Skip to main content

Bulk downloading from Dataverse

Today I wanted to download a dataset called DeepPatent2

Wu, Jian, 2023, “Replication Data for DeepPatent2: A Large-Scale Benchmarking Corpus for Technical Drawing Understanding”, https://doi.org/10.7910/DVN/UG4SBD, Harvard Dataverse, V2, UNF:6:v+kPnjPdsW7S36aUW0I7bg== [fileUNF]

It’s hosted on Harvard’s Dataverse instance: Replication Data for DeepPatent2: A Large-Scale Benchmarking Corpus for Technical Drawing Understanding – Harvard Dataverse. The dataset is sharded into 2GB chunks. This instance is not configured to allow such large downloads (~ 350GB) in bulk via the browser’s UI.

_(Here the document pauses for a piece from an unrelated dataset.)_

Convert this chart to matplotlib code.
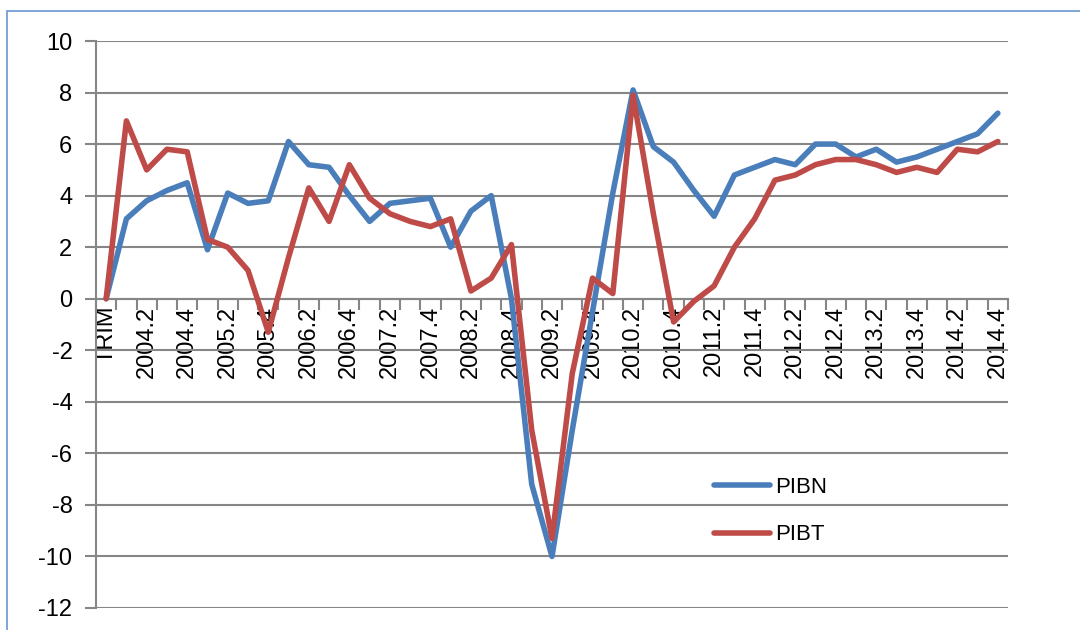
import matplotlib.pyplot as plt
from matplotlib.patches import Rectangle

# categorias (trimestres)
trimestres = ['TRIM'] + [f'{a}.{t}' for a in range(2004, 2015) for t in range(1, 5)]

pibn = [0.0, 3.1, 3.8, 4.2, 4.5, 1.9, 4.1, 3.7, 3.8, 6.1,
        5.2, 5.1, 4.0, 3.0, 3.7, 3.8, 3.9, 2.0, 3.4, 4.0,
        0.0, -7.2, -10.0, -5.1, -0.5, 4.1, 8.1, 5.9, 5.3, 4.2,
        3.2, 4.8, 5.1, 5.4, 5.2, 6.0, 6.0, 5.5, 5.8, 5.3,
        5.5, 5.8, 6.1, 6.4, 7.2]

pibt = [0.0, 6.9, 5.0, 5.8, 5.7, 2.3, 2.0, 1.1, -1.3, 1.6,
        4.3, 3.0, 5.2, 3.9, 3.3, 3.0, 2.8, 3.1, 0.3, 0.8,
        2.1, -5.1, -9.3, -2.9, 0.8, 0.2, 7.9, 3.3, -0.9, -0.1,
        0.5, 2.0, 3.1, 4.6, 4.8, 5.2, 5.4, 5.4, 5.2, 4.9,
        5.1, 4.9, 5.8, 5.7, 6.1]

yticks = list(range(-12, 11, 2))

plt.rcParams['font.family'] = ['Liberation Sans', 'DejaVu Sans']

fig = plt.figure(figsize=(10.8, 6.3), dpi=100)
ax = fig.add_axes([96 / 1080, 22 / 630, 912 / 1080, 567 / 630])

x = list(range(len(trimestres)))
ax.plot(x, pibn, color='#4A7EBB', lw=4, solid_joinstyle='round',
        solid_capstyle='round', label='PIBN', zorder=3)
ax.plot(x, pibt, color='#BE4B48', lw=4, solid_joinstyle='round',
        solid_capstyle='round', label='PIBT', zorder=4)

ax.set_xlim(-0.5, len(trimestres) - 0.5)
ax.set_ylim(-12, 10)
ax.set_yticks(yticks)
ax.set_yticklabels([str(v) for v in yticks], fontsize=17)
ax.yaxis.grid(True, color='#868686', lw=1.5)
ax.set_axisbelow(True)
ax.tick_params(axis='y', length=8, width=1.5, color='#868686', pad=9)

# eixo x no zero, marcas entre categorias
ax.spines['bottom'].set_position(('data', 0))
ax.spines['bottom'].set_color('#868686')
ax.spines['bottom'].set_linewidth(1.5)
ax.spines['left'].set_color('#868686')
ax.spines['left'].set_linewidth(1.5)
ax.spines['top'].set_visible(False)
ax.spines['right'].set_visible(False)

ax.set_xticks([i - 0.5 for i in range(len(trimestres) + 1)])
ax.set_xticklabels([])
ax.tick_params(axis='x', which='major', length=8, width=1.5, color='#868686')
ax.set_xticks(x[::2], minor=True)
ax.set_xticklabels(trimestres[::2], minor=True, rotation=90, fontsize=17)
ax.tick_params(axis='x', which='minor', length=0, pad=5)

ax.legend(loc='center left', bbox_to_anchor=(714 / 1080, 119 / 630),
          bbox_transform=fig.transFigure, frameon=False, fontsize=16,
          handlelength=2.5, handletextpad=0.25, labelspacing=1.2,
          borderpad=0, borderaxespad=0)

# borda da area do grafico
fig.patches.append(Rectangle((7 / 1080, -0.1), 1.2, (630 - 11) / 630 + 0.1,
                             transform=fig.transFigure, fill=False,
                             edgecolor='#6A95CF', lw=1.2))

fig.savefig('out.png', dpi=100)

However, it does provide a Schema.org JSON-LD API for each deposit (which gets a DOI) and this makes it straightforward to retrieve URIs for each of the individual parts. Here is what that looks like:

https://dataverse.harvard.edu/api/datasets/export?exporter=schema.org&persistentId=doi%3A10.7910/DVN/UG4SBD

Using curl, jq and aria2, it is straightforward to download the required files:

aria2c --input-file <(curl {URI_TO_JSON_SCHEMA.ORG_FILE} | jq -r .distribution[].contentUrl)